Liputan6.com, Jakarta Dalam upaya meminimalisir dampak bencana atau mitigasi bencana untuk daerah aliran sungai (DAS) Citarum, Badan Penanggulangan Bencana Daerah (BPBD) Jawa Barat (Jabar) menyiapkan beberapa mitigasi.
Kepala Pelaksana BPBD Jabar Dani Ramdan mengatakan, mitigasi dibagi menjadi dua yaitu mitigasi struktural dan mitigasi nonstruktural. Mitigasi struktural yaitu yang menyangkut infrastruktur atau pembangunan seperti Check DAM, normalisasi sungai, situ, dan embung yang dilaksanakannya oleh BBWS Citarum, contohnya Terowongan Nanjung, dan Floodway Cisangkuy.
"BBWS juga memasang telemetri untuk peringatan dini banjir di beberapa titik.
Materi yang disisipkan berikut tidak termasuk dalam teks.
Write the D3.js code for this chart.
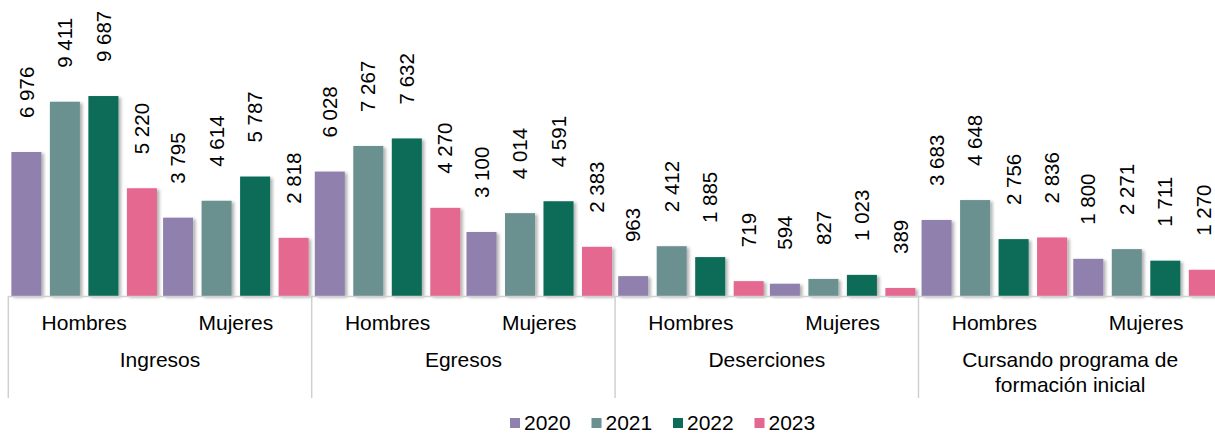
<!DOCTYPE html>
<html>
<head>
<meta charset="utf-8">
<script src="https://cdn.jsdelivr.net/npm/d3@7"></script>
<style>
  body { margin: 0; background: #fff; }
  svg { display: block; font-family: "Liberation Sans", Arial, sans-serif; }
</style>
</head>
<body>
<svg id="chart" width="1215" height="434"></svg>
<script>
// categories
const groups = ["Ingresos", "Egresos", "Deserciones", "Cursando programa de formación inicial"];
const sexes = ["Hombres", "Mujeres"];
const years = ["2020", "2021", "2022", "2023"];
const colors = ["#8f80ad", "#6a9190", "#0b6c59", "#e46790"];

// values per year, order: group x sex (Hombres, Mujeres)
const v2020 = [6976, 3795, 6028, 3100, 963, 594, 3683, 1800];
const v2021 = [9411, 4614, 7267, 4014, 2412, 827, 4648, 2271];
const v2022 = [9687, 5787, 7632, 4591, 1885, 1023, 2756, 1711];
const v2023 = [5220, 2818, 4270, 2383, 719, 389, 2836, 1270];
const series = [v2020, v2021, v2022, v2023];

const data = [];
groups.forEach((g, gi) => sexes.forEach((s, si) => years.forEach((y, yi) => {
  data.push({group: g, sex: s, year: y, yi, value: series[yi][gi * 2 + si]});
})));

const svg = d3.select("#chart");
const left = 8.3, groupW = 303.4, base = 296;

const x0 = d3.scaleBand().domain(groups).range([left, left + groupW * groups.length]);
const x1 = d3.scaleBand().domain(sexes).range([0, groupW]);
const x2 = d3.scaleBand().domain(years).range([0, groupW / 2]).paddingInner(0.22).paddingOuter(0.08);
const y = d3.scaleLinear().domain([0, 14000]).range([base, 7]);
const color = d3.scaleOrdinal().domain(years).range(colors);
const fmt = d3.formatLocale({decimal: ",", thousands: " ", grouping: [3], currency: ["", ""]}).format(",d");

const defs = svg.append("defs");
const f = defs.append("filter").attr("id", "sh").attr("x", "-20%").attr("y", "-10%").attr("width", "150%").attr("height", "130%");
f.append("feDropShadow").attr("dx", 2.5).attr("dy", 1.5).attr("stdDeviation", 1.8).attr("flood-color", "#000").attr("flood-opacity", 0.3);

const bx = d => x0(d.group) + x1(d.sex) + x2(d.year);

svg.append("g").selectAll("rect").data(data).join("rect")
  .attr("x", bx)
  .attr("y", d => y(d.value))
  .attr("width", x2.bandwidth())
  .attr("height", d => base - y(d.value))
  .attr("fill", d => color(d.year))
  .attr("filter", "url(#sh)");

svg.append("g").selectAll("text").data(data).join("text")
  .attr("transform", d => `translate(${bx(d) + x2.bandwidth() / 2},${y(d.value) - 34}) rotate(-90)`)
  .attr("dy", "0.35em")
  .attr("font-size", 20.5)
  .attr("fill", "#000")
  .text(d => fmt(d.value));

// axis lines
const ax = svg.append("g").attr("stroke", "#d0d0d0").attr("stroke-width", 1.5);
ax.append("line").attr("x1", left).attr("x2", 1215).attr("y1", base + 0.5).attr("y2", base + 0.5);
groups.concat([null]).forEach((g, i) => {
  const xx = left + groupW * i;
  ax.append("line").attr("x1", xx).attr("x2", xx).attr("y1", base).attr("y2", 398);
});

// category labels
const lab = svg.append("g").attr("font-size", 21).attr("fill", "#000").attr("text-anchor", "middle");
groups.forEach(g => {
  sexes.forEach(s => {
    lab.append("text").attr("x", x0(g) + x1(s) + x1.bandwidth() / 2).attr("y", 330).text(s);
  });
});
const groupLines = [["Ingresos"], ["Egresos"], ["Deserciones"], ["Cursando programa de", "formación inicial"]];
groups.forEach((g, gi) => {
  groupLines[gi].forEach((t, li) => {
    lab.append("text").attr("x", x0(g) + groupW / 2).attr("y", 367 + li * 25).text(t);
  });
});

// legend
const leg = svg.append("g").attr("font-size", 21);
years.forEach((yr, i) => {
  const lx = 510 + i * 81.5;
  leg.append("rect").attr("x", lx).attr("y", 418).attr("width", 10).attr("height", 10).attr("fill", color(yr));
  leg.append("text").attr("x", lx + 14).attr("y", 430).text(yr);
});
</script>
</body>
</html>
Lalu di Subang ada Waduk Sadawarna, ini pembangunannya sudah 50 persen," ucapnya, Jumat (11/6).
Advertisement
BPBD sendiri, kata Dani, lebih ke nonstruktural atau mitigasi cara kedua yaitu dengan mengedukasi atau sosialisasi kepada masyarakat.
"Biasanya kami lakukan mulai dari individu melalui media sosial, juga membentuk GATANA (Keluarga Tangguh Bencana), lalu ditingkat komunitasnya ada RT RW Siaga dan Desa Tangguh Bencana (Destana)/Kelurahan Tangguh Bencana (Katana)," katanya.
Dalam menghadapi bencana, lanjut Dani, masyarakat tidak perlu panik. Hal itu dapat dilatih dengan melakukan simulasi.
"Sebenarnya kalau panik pada saat bencana itu normal. Namun bagaimana caranya supaya tidak panik? Maka harus terlatih," ucapnya.
Menurut Dani, hasil survei pada saat kejadian bencana gempa besar di Jepang, ternyata 35 persen faktor keselamatan itu ada pada diri sendiri. Jadi diri sendiri harus punya pengetahuan dan berlatih. Hal itu biasanya bisa mengurangi kepanikan.
"Tapi tidak cukup, karena biasanya ada faktor lain, 32%itu faktor keluarga. Jika di rumah ada lansia, balita atau difabel itu harus ditolong dengan latihan. Lalu 27% adalah komunitas. Karena itu yang paling dekat membantu. Maka perlu ada sosialisasi dan edukasi di tingkat RT, RW, sampai desa," tuturnya.
Diakui dia, dalam sosialisasi mitigasi tersebut bukan hal yang mudah. Terlebih karena Jabar ini luas dengan penduduk yang banyak juga dan itu merupakan tantangan untuk BPBD.
Untuk menjangkaunya, lanjut Dani, pihaknya saat ini melibatkan teknologi informasi dan media sosial agar masyarakat yang tinggal di sekitar DAS Citarum lebih waspada
"Yang pertama dari smartphone. Ada aplikasi yang bisa di download secara gratis namanya “Inarisk”. Itu tinggal didownload, lalu di buka di manapun kita berada, asal GPS-nya nyala itu langsung menginformasikan data kebencanaan di wilayah tersebut," kata dia.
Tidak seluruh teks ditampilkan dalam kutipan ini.